A Handful of Songs
words: Paulo Carmona (edited by Raquel Pinheiro); photos: Telma Mota
I knew that Bernard Butler was a guitar genius due to his creativity and originality.
I confess I didn’t knew he was such a communicator. He is very humorous, entertaining and truthful in his discourse, not even shying away from self-deprecation.

His pop rock is of a singular richness and his ease in transposing it on stage is, to say the least, appreciably comforting. I can feel colours from all shades of the rainbow in Butler’s songs, coated in intense, personal and introspective lyrics.
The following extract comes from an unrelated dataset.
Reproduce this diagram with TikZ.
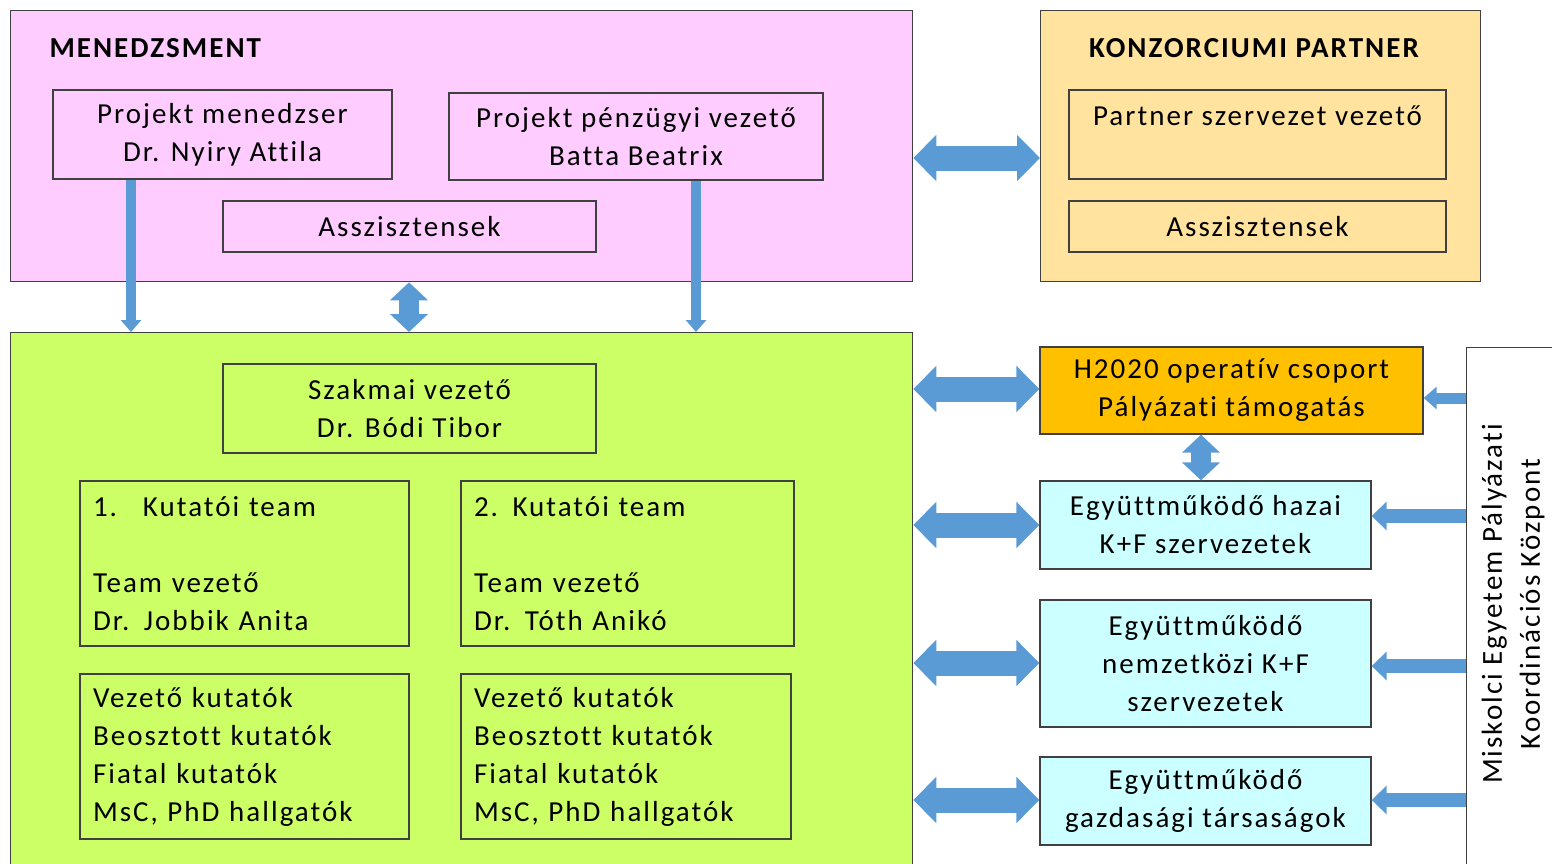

It’s not hard to see yourself in one song or the other, and that’s why it’s easy to navigate his world.

In this concert at Casa da Música, Bernard’s first ever in Porto, he presented Good Grief, his new album in 25 years, gave us songs such as Deep Emotions and Pretty D, and obviously iconic songs from People Move On, such as My Domain, and the closing Not Alone.
From his collaborations with other artists he brought songs like Although (McAlmont & Butler) and Shallow The Water (Jessie Buckley & Bernard Butler).
A solo concert so intimate, just the man and his guitar(s), that you could talk to the musician and sip the stories from his Gibson ES-355, which, in his hands, almost speaks.

I was delighted by the riffs, sometimes intense, sometimes soft, but all of them imbued with charismatic melodies. Butler is a storyteller and a speaker of the sensations that come from those stories. What’s impressive is the way in which those same sensations fit, in a perfect symbiosis, with the dynamics of his songs. It’s a gift.

I think that’s all I needed to see and hear on a pre-Christmas Sunday evening. It was indeed well worth leaving the house for!